History teaches us that great civilisations often appear stable until collapse is imminent. The Roman Empire maintained a façade of strength for centuries before its rapid disintegration. Similarly, the Soviet Union seemed an immovable colossus until its spectacular downfall in 1991.

Today’s West bears disquieting resemblances to these fallen empires. There are multiple signs of decay.

Fault lines of mounting public debt, economic stagnation and a ruling class seemingly detached from citizens’ concerns are all exacerbated by eroding social cohesion. The foundations of Western societies – strong families, civic engagement and a sense of shared values – are crumbling at an alarming rate.

The West’s crisis of confidence manifests across various institutions. Educational establishments prioritise ideological conformity over the pursuit of truth, while much of the media has abandoned factual reporting for activism. The result is a populace ill-equipped to address the complex challenges facing their societies.

These institutional failings have created fertile ground for political upheaval. Populist parties surge across Europe and beyond, capitalising on discontent over issues like migration. Meanwhile, traditional centrist parties struggle to address voters’ concerns.

Alarmingly, our current situation also mirrors aspects of George Orwell’s 1984. From mass surveillance to information manipulation, Western societies exhibit traits Orwell warned against.

In New Zealand the politicisation of the courts is undermining democratic governance, adding yet another layer to this multifaceted crisis. When judges shape policy rather than interpret law, the delicate balance of powers is threatened.

These interlinked challenges paint a stark picture of Western decline. But the crucial question remains: Are these the death throes of a lost civilisation? Or is there a chance of a renaissance of the liberal-democratic order?

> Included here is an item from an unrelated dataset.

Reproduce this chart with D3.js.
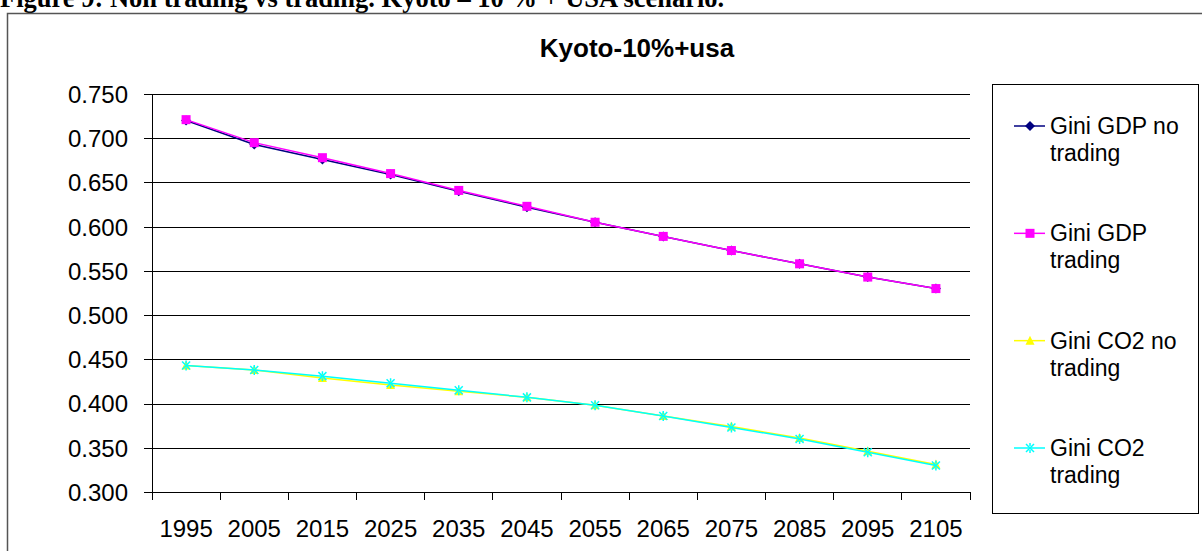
<!DOCTYPE html>
<html lang="en">
<head>
    <meta charset="UTF-8">
    <title>Kyoto-10%+usa</title>
    <script src="https://d3js.org/d3.v7.min.js"></script>
    <style>
        body {
            margin: 0;
            background: #fff;
        }
        svg text {
            font-family: Arial, "Liberation Sans", sans-serif;
            fill: #000;
        }
        .heading {
            font-family: "Times New Roman", "Liberation Serif", serif !important;
            font-weight: bold;
            font-size: 26.5px;
        }
        .title {
            font-weight: bold;
            font-size: 26px;
        }
        .axis text {
            font-size: 24px;
        }
        .axis path {
            display: none;
        }
        .legend text {
            font-size: 23px;
        }
    </style>
</head>
<body>
    <svg id="chart" width="1202" height="551"></svg>
    <script>
        // values
        const years = ["1995", "2005", "2015", "2025", "2035", "2045", "2055", "2065", "2075", "2085", "2095", "2105"];
        const yTicks = [0.300, 0.350, 0.400, 0.450, 0.500, 0.550, 0.600, 0.650, 0.700, 0.750];

        const giniGdpNoTrading = [0.720, 0.693, 0.676, 0.659, 0.640, 0.622, 0.605, 0.589, 0.573, 0.558, 0.543, 0.530];
        const giniGdpTrading   = [0.721, 0.695, 0.678, 0.660, 0.641, 0.623, 0.605, 0.589, 0.573, 0.558, 0.543, 0.530];
        const giniCo2NoTrading = [0.443, 0.438, 0.429, 0.421, 0.414, 0.407, 0.398, 0.386, 0.374, 0.361, 0.346, 0.331];
        const giniCo2Trading   = [0.443, 0.438, 0.431, 0.423, 0.415, 0.407, 0.398, 0.386, 0.373, 0.360, 0.345, 0.330];

        const series = [
            {name: ["Gini GDP no", "trading"], values: giniGdpNoTrading, color: "#000080", marker: "diamond"},
            {name: ["Gini GDP", "trading"], values: giniGdpTrading, color: "#ff00ff", marker: "square"},
            {name: ["Gini CO2 no", "trading"], values: giniCo2NoTrading, color: "#ffff00", marker: "triangle"},
            {name: ["Gini CO2", "trading"], values: giniCo2Trading, color: "#00ffff", marker: "cross"}
        ];

        const svg = d3.select("#chart");

        // page heading (cut off at the top like the scan)
        svg.append("text")
            .attr("class", "heading")
            .attr("x", 0)
            .attr("y", 7)
            .text("Figure 9: Non trading vs trading. Kyoto \u2013 10 % + USA scenario.");

        // chart area border, runs off right and bottom
        svg.append("rect")
            .attr("x", 7.5)
            .attr("y", 13.5)
            .attr("width", 1300)
            .attr("height", 600)
            .attr("fill", "none")
            .attr("stroke", "#555")
            .attr("stroke-width", 1.5);

        svg.append("text")
            .attr("class", "title")
            .attr("x", 637)
            .attr("y", 57)
            .attr("text-anchor", "middle")
            .text("Kyoto-10%+usa");

        const plotLeft = 152, plotRight = 970, plotTop = 94, plotBottom = 492;

        const x = d3.scaleBand()
            .domain(years)
            .range([plotLeft, plotRight])
            .padding(0);

        const y = d3.scaleLinear()
            .domain([0.3, 0.75])
            .range([plotBottom, plotTop]);

        // gridlines
        svg.append("g")
            .attr("transform", `translate(${plotLeft},0)`)
            .call(d3.axisLeft(y).tickValues(yTicks).tickSize(-(plotRight - plotLeft)).tickFormat(""))
            .call(g => g.select(".domain").remove())
            .selectAll("line")
            .attr("stroke", "#000")
            .attr("shape-rendering", "crispEdges");

        // y axis
        const yAxis = svg.append("g")
            .attr("class", "axis")
            .attr("transform", `translate(${plotLeft},0)`)
            .call(d3.axisLeft(y).tickValues(yTicks).tickSize(8).tickPadding(16).tickFormat(d3.format(".3f")));
        yAxis.selectAll("line").attr("stroke", "#000").attr("shape-rendering", "crispEdges");
        yAxis.selectAll("text").attr("dy", "0.35em");

        svg.append("line")
            .attr("x1", plotLeft).attr("x2", plotLeft)
            .attr("y1", plotTop).attr("y2", plotBottom)
            .attr("stroke", "#000")
            .attr("shape-rendering", "crispEdges");

        // x axis: labels centred in bands, ticks on band edges
        const xAxis = svg.append("g")
            .attr("class", "axis")
            .attr("transform", `translate(0,${plotBottom})`)
            .call(d3.axisBottom(x).tickSize(0).tickPadding(37));
        xAxis.selectAll("text").attr("dy", "0.35em");

        svg.append("line")
            .attr("x1", plotLeft).attr("x2", plotRight)
            .attr("y1", plotBottom).attr("y2", plotBottom)
            .attr("stroke", "#000")
            .attr("shape-rendering", "crispEdges");

        const edges = years.map(d => x(d)).concat([x(years[years.length - 1]) + x.bandwidth()]);
        svg.append("g")
            .selectAll("line")
            .data(edges)
            .join("line")
            .attr("x1", d => d).attr("x2", d => d)
            .attr("y1", plotBottom).attr("y2", plotBottom + 8)
            .attr("stroke", "#000")
            .attr("shape-rendering", "crispEdges");

        function drawMarker(g, type, color) {
            if (type === "diamond") {
                g.append("path").attr("d", "M0,-5L5,0L0,5L-5,0Z").attr("fill", color);
            } else if (type === "square") {
                g.append("rect").attr("x", -4.5).attr("y", -4.5).attr("width", 9).attr("height", 9).attr("fill", color);
            } else if (type === "triangle") {
                g.append("path").attr("d", "M0,-5L4.5,4L-4.5,4Z").attr("fill", color);
            } else {
                g.append("path")
                    .attr("d", "M-4,-4L4,4M-4,4L4,-4M0,-5L0,-2M0,2L0,5")
                    .attr("stroke", color)
                    .attr("stroke-width", 1.5)
                    .attr("fill", "none");
            }
        }

        const line = d3.line()
            .x((d, i) => x(years[i]) + x.bandwidth() / 2)
            .y(d => y(d));

        series.forEach(s => {
            svg.append("path")
                .datum(s.values)
                .attr("d", line)
                .attr("fill", "none")
                .attr("stroke", s.color)
                .attr("stroke-width", 1.5);

            svg.append("g")
                .selectAll("g")
                .data(s.values)
                .join("g")
                .attr("transform", (d, i) => `translate(${x(years[i]) + x.bandwidth() / 2},${y(d)})`)
                .each(function () { drawMarker(d3.select(this), s.marker, s.color); });
        });

        // legend
        const legend = svg.append("g").attr("class", "legend");
        legend.append("rect")
            .attr("x", 992.5).attr("y", 84.5)
            .attr("width", 206).attr("height", 429)
            .attr("fill", "#fff")
            .attr("stroke", "#000");

        const legendY = d3.scalePoint()
            .domain(series.map((s, i) => i))
            .range([126, 448]);

        series.forEach((s, i) => {
            const g = legend.append("g").attr("transform", `translate(0,${legendY(i)})`);
            g.append("line")
                .attr("x1", 1014).attr("x2", 1045)
                .attr("stroke", s.color)
                .attr("stroke-width", 1.5);
            const m = g.append("g").attr("transform", "translate(1030,0)");
            drawMarker(m, s.marker, s.color);
            g.append("text")
                .attr("x", 1050)
                .attr("y", 0)
                .attr("dy", "0.35em")
                .text(s.name[0]);
            g.append("text")
                .attr("x", 1050)
                .attr("y", 27)
                .attr("dy", "0.35em")
                .text(s.name[1]);
        });
    </script>
</body>
</html>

We must take the latter to be an article of faith. The West must reconnect with its foundational values: individual liberty, the rule of law and the pursuit of knowledge and truth. It must come to grips with its challenges through open debate and a return to its foundational values.

Our response to this moment will determine whether future historians mark it as a turning point towards renewal or the beginning of a long twilight for Western democracy.